Paraeducators generally earn $10.90 an hour, Massey said. For assignments less than 20 days, they are required to have a high school diploma or a GED. For assignments of 20 days or more, paraeducators have to have at least 48 college credit hours or pass the state paraeducator test, she said.
Gaines’ presentation was accompanied by a school board document titled “substitute critical shortage incentive,” which said “schools across the district have multiple special education classrooms without a substitute teacher and/or substitute paraeducator.”
Giving substitutes who accept the special education assignments an incentive of an additional $20 a day will help with instruction “and safety in the classroom,” the document said.
The extra pay will cost the school district about $356,000 for an entire school year.

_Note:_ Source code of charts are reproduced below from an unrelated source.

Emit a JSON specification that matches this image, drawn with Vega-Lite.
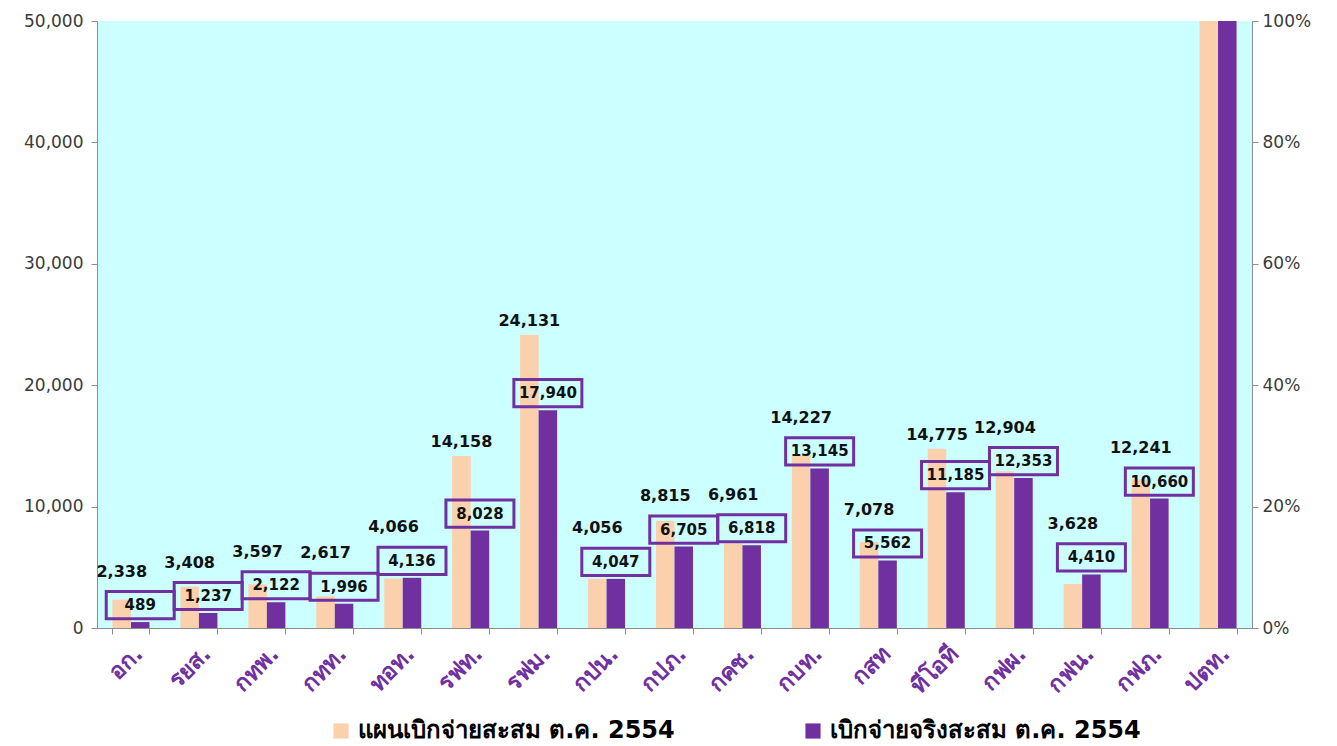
{
  "$schema": "https://vega.github.io/schema/vega-lite/v6.json",
  "width": 1155,
  "height": 607,
  "autosize": {"type": "none"},
  "padding": {"left": 97, "top": 21, "right": 85, "bottom": 118},
  "background": "white",
  "config": {"view": {"fill": "#CCFFFF", "stroke": null}, "font": "DejaVu Sans"},
  "layer": [
    {
      "data": {"values": [
        {"org": "อก.", "series": "แผนเบิกจ่ายสะสม ต.ค. 2554", "value": 2338},
        {"org": "อก.", "series": "เบิกจ่ายจริงสะสม ต.ค. 2554", "value": 489},
        {"org": "รยส.", "series": "แผนเบิกจ่ายสะสม ต.ค. 2554", "value": 3408},
        {"org": "รยส.", "series": "เบิกจ่ายจริงสะสม ต.ค. 2554", "value": 1237},
        {"org": "กทพ.", "series": "แผนเบิกจ่ายสะสม ต.ค. 2554", "value": 3597},
        {"org": "กทพ.", "series": "เบิกจ่ายจริงสะสม ต.ค. 2554", "value": 2122},
        {"org": "กทท.", "series": "แผนเบิกจ่ายสะสม ต.ค. 2554", "value": 2617},
        {"org": "กทท.", "series": "เบิกจ่ายจริงสะสม ต.ค. 2554", "value": 1996},
        {"org": "ทอท.", "series": "แผนเบิกจ่ายสะสม ต.ค. 2554", "value": 4066},
        {"org": "ทอท.", "series": "เบิกจ่ายจริงสะสม ต.ค. 2554", "value": 4136},
        {"org": "รฟท.", "series": "แผนเบิกจ่ายสะสม ต.ค. 2554", "value": 14158},
        {"org": "รฟท.", "series": "เบิกจ่ายจริงสะสม ต.ค. 2554", "value": 8028},
        {"org": "รฟม.", "series": "แผนเบิกจ่ายสะสม ต.ค. 2554", "value": 24131},
        {"org": "รฟม.", "series": "เบิกจ่ายจริงสะสม ต.ค. 2554", "value": 17940},
        {"org": "กปน.", "series": "แผนเบิกจ่ายสะสม ต.ค. 2554", "value": 4056},
        {"org": "กปน.", "series": "เบิกจ่ายจริงสะสม ต.ค. 2554", "value": 4047},
        {"org": "กปภ.", "series": "แผนเบิกจ่ายสะสม ต.ค. 2554", "value": 8815},
        {"org": "กปภ.", "series": "เบิกจ่ายจริงสะสม ต.ค. 2554", "value": 6705},
        {"org": "กคช.", "series": "แผนเบิกจ่ายสะสม ต.ค. 2554", "value": 6961},
        {"org": "กคช.", "series": "เบิกจ่ายจริงสะสม ต.ค. 2554", "value": 6818},
        {"org": "กบท.", "series": "แผนเบิกจ่ายสะสม ต.ค. 2554", "value": 14227},
        {"org": "กบท.", "series": "เบิกจ่ายจริงสะสม ต.ค. 2554", "value": 13145},
        {"org": "กสท", "series": "แผนเบิกจ่ายสะสม ต.ค. 2554", "value": 7078},
        {"org": "กสท", "series": "เบิกจ่ายจริงสะสม ต.ค. 2554", "value": 5562},
        {"org": "ทีโอที", "series": "แผนเบิกจ่ายสะสม ต.ค. 2554", "value": 14775},
        {"org": "ทีโอที", "series": "เบิกจ่ายจริงสะสม ต.ค. 2554", "value": 11185},
        {"org": "กฟผ.", "series": "แผนเบิกจ่ายสะสม ต.ค. 2554", "value": 12904},
        {"org": "กฟผ.", "series": "เบิกจ่ายจริงสะสม ต.ค. 2554", "value": 12353},
        {"org": "กฟน.", "series": "แผนเบิกจ่ายสะสม ต.ค. 2554", "value": 3628},
        {"org": "กฟน.", "series": "เบิกจ่ายจริงสะสม ต.ค. 2554", "value": 4410},
        {"org": "กฟภ.", "series": "แผนเบิกจ่ายสะสม ต.ค. 2554", "value": 12241},
        {"org": "กฟภ.", "series": "เบิกจ่ายจริงสะสม ต.ค. 2554", "value": 10660},
        {"org": "ปตท.", "series": "แผนเบิกจ่ายสะสม ต.ค. 2554", "value": 60000},
        {"org": "ปตท.", "series": "เบิกจ่ายจริงสะสม ต.ค. 2554", "value": 55000}
      ]},
      "encoding": {
        "x": {
          "field": "org", "type": "nominal", "sort": null,
          "scale": {"paddingInner": 0.455, "paddingOuter": 0.2275},
          "axis": {
            "title": null, "labelAngle": -45, "labelFontSize": 23, "labelFontWeight": "bold",
            "labelColor": "#7030A0", "tickBand": "extent", "tickColor": "#8c8c8c", "tickSize": 6,
            "domainColor": "#8c8c8c", "labelPadding": 8
          }
        },
        "xOffset": {
          "field": "series", "type": "nominal",
          "scale": {"domain": ["แผนเบิกจ่ายสะสม ต.ค. 2554", "เบิกจ่ายจริงสะสม ต.ค. 2554"], "paddingInner": 0, "paddingOuter": 0}
        },
        "y": {
          "field": "value", "type": "quantitative",
          "scale": {"domain": [0, 50000], "nice": false},
          "axis": {
            "title": null, "format": ",d", "values": [0, 10000, 20000, 30000, 40000, 50000],
            "labelFontSize": 17, "labelColor": "#3a3a3a", "tickColor": "#8c8c8c", "tickSize": 6,
            "domainColor": "#8c8c8c", "labelPadding": 8, "grid": false
          }
        }
      },
      "layer": [
        {
          "mark": {"type": "bar", "clip": true},
          "encoding": {
            "color": {
              "field": "series", "type": "nominal",
              "scale": {"domain": ["แผนเบิกจ่ายสะสม ต.ค. 2554", "เบิกจ่ายจริงสะสม ต.ค. 2554"], "range": ["#FBD0AC", "#7030A0"]},
              "legend": {
                "title": null, "orient": "none", "legendX": 232, "legendY": 698, "direction": "horizontal",
                "symbolType": "square", "symbolSize": 230, "symbolStrokeWidth": 0, "labelFontSize": 24,
                "labelFontWeight": "bold", "labelColor": "#000000", "labelLimit": 0, "columnPadding": 126,
                "padding": 0, "labelOffset": 5
              }
            }
          }
        },
        {
          "transform": [
            {"calculate": "datum.series === 'เบิกจ่ายจริงสะสม ต.ค. 2554' ? datum.value : 0", "as": "act"},
            {"joinaggregate": [{"op": "max", "field": "act", "as": "actMax"}], "groupby": ["org"]},
            {"filter": "datum.series === 'แผนเบิกจ่ายสะสม ต.ค. 2554' && datum.value <= 50000"},
            {"calculate": "max(datum.value, datum.actMax + 3000)", "as": "labelPos"}
          ],
          "mark": {"type": "text", "clip": true, "baseline": "bottom", "dy": -6, "fontWeight": "bold", "fontSize": 16, "color": "#111111"},
          "encoding": {
            "y": {"field": "labelPos", "type": "quantitative"},
            "text": {"field": "value", "type": "quantitative", "format": ","}
          }
        },
        {
          "transform": [{"filter": "datum.series === 'เบิกจ่ายจริงสะสม ต.ค. 2554' && datum.value <= 50000"}],
          "mark": {"type": "point", "clip": true, "shape": "M-1,-0.4H1V0.4H-1Z", "filled": false, "stroke": "#7030A0", "strokeWidth": 3, "size": 4624, "yOffset": -17, "opacity": 1},
          "encoding": {}
        },
        {
          "transform": [{"filter": "datum.series === 'เบิกจ่ายจริงสะสม ต.ค. 2554' && datum.value <= 50000"}],
          "mark": {"type": "text", "clip": true, "baseline": "middle", "dy": -17, "fontWeight": "bold", "fontSize": 15, "color": "#111111"},
          "encoding": {"text": {"field": "value", "type": "quantitative", "format": ","}}
        }
      ]
    },
    {
      "data": {"values": [{"p": 0}]},
      "mark": {"type": "point", "opacity": 0},
      "encoding": {
        "y": {
          "field": "p", "type": "quantitative",
          "scale": {"domain": [0, 1], "nice": false},
          "axis": {
            "orient": "right", "title": null, "format": ".0%", "values": [0, 0.2, 0.4, 0.6, 0.8, 1],
            "labelFontSize": 17, "labelColor": "#3a3a3a", "tickColor": "#8c8c8c", "tickSize": 6,
            "domainColor": "#8c8c8c", "labelPadding": 4, "grid": false
          }
        }
      }
    }
  ],
  "resolve": {"scale": {"y": "independent"}}
}
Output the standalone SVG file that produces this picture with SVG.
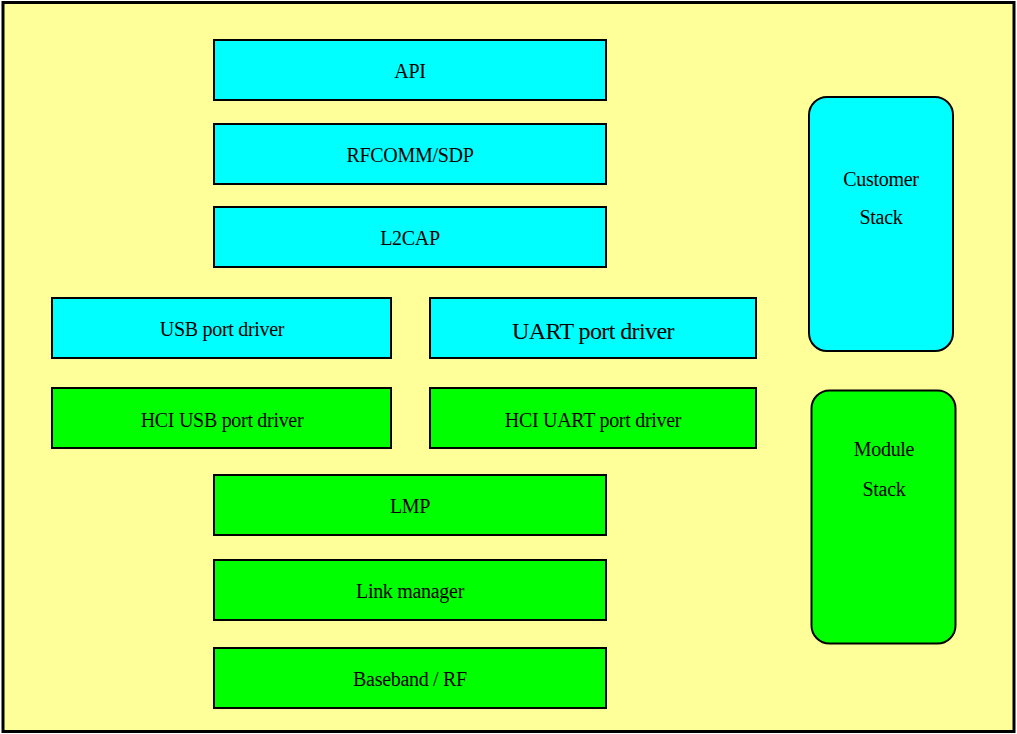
<svg xmlns="http://www.w3.org/2000/svg" width="1017" height="734" viewBox="0 0 1017 734">
<style>
.bx{stroke:#000;stroke-width:2}
.c{fill:#00FFFF}
.g{fill:#00FF00}
text{font-family:"Liberation Serif","Times New Roman",serif;font-size:20px;letter-spacing:-0.3px;fill:#000;text-anchor:middle;dominant-baseline:central}
.big{font-size:24px;letter-spacing:-0.6px}
</style>
<rect x="3" y="2.5" width="1011" height="729" fill="#FFFF99" stroke="#000" stroke-width="3"/>
<g id="connectors"/>
<g id="api"><rect class="bx c" x="214" y="40" width="392" height="60"/><text x="410" y="71">API</text></g>
<g id="rfcomm"><rect class="bx c" x="214" y="124" width="392" height="60"/><text x="410" y="155">RFCOMM/SDP</text></g>
<g id="l2cap"><rect class="bx c" x="214" y="207" width="392" height="60"/><text x="410" y="238">L2CAP</text></g>
<g id="usb"><rect class="bx c" x="52" y="298" width="339" height="60"/><text x="222" y="329">USB port driver</text></g>
<g id="uart"><rect class="bx c" x="430" y="298" width="326" height="60"/><text class="big" x="593" y="331">UART port driver</text></g>
<g id="hciusb"><rect class="bx g" x="52" y="388" width="339" height="60"/><text x="222" y="419.5">HCI USB port driver</text></g>
<g id="hciuart"><rect class="bx g" x="430" y="388" width="326" height="60"/><text x="593" y="419.5">HCI UART port driver</text></g>
<g id="lmp"><rect class="bx g" x="214" y="475" width="392" height="60"/><text x="410" y="506">LMP</text></g>
<g id="linkmgr"><rect class="bx g" x="214" y="560" width="392" height="60"/><text x="410" y="591">Link manager</text></g>
<g id="baseband"><rect class="bx g" x="214" y="648" width="392" height="60"/><text x="410" y="679">Baseband / RF</text></g>
<g id="customer"><rect class="bx c" x="809" y="97" width="144" height="254" rx="18"/><text x="881" y="179">Customer</text><text x="881" y="217">Stack</text></g>
<g id="module"><rect class="bx g" x="811.5" y="390.5" width="144" height="253" rx="18"/><text x="884" y="448.5">Module</text><text x="884" y="488.5">Stack</text></g>
</svg>
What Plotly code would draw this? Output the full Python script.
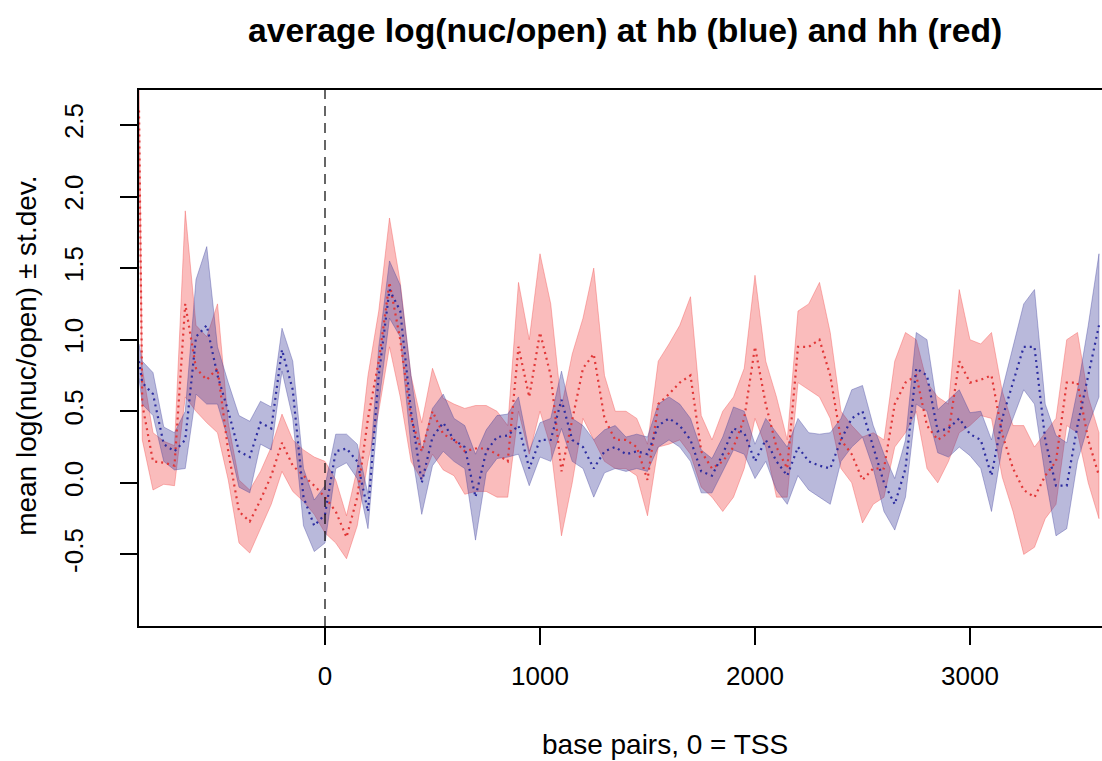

Caulk, in an interview Monday, said that in some cases, substitutes were needed because teachers were in professional-development training.
Fayette school board member Doug Barnett said he thinks the extra pay is needed because “these substitutes are being asked to work with the most vulnerable children we have.”
“We want to try this strategy to see how effective it is,” Caulk said. School district officials think they will know by spring.
Hiler, the teacher’s association president, said there are ample people in Fayette County who meet the substitute teacher qualifications.
“It’s just trying to get the subs to work and working in specific schools and positions,” Hiler said.
“I think we do better than most,” said Bryne Jacobs, principal of Lafayette High School. Jacobs said he had 252 staff absences in November; only 33 were unfilled. Jacobs had 12 substitute teachers in the building on Wednesday and no unfilled substitute positions.
“What we’ve worked to build over time is relationships with subs in the community that we reach out to directly when we have positions unfilled,” Jacobs said. “It’s becoming incumbent upon the schools to connect with people who they can develop relationships with.”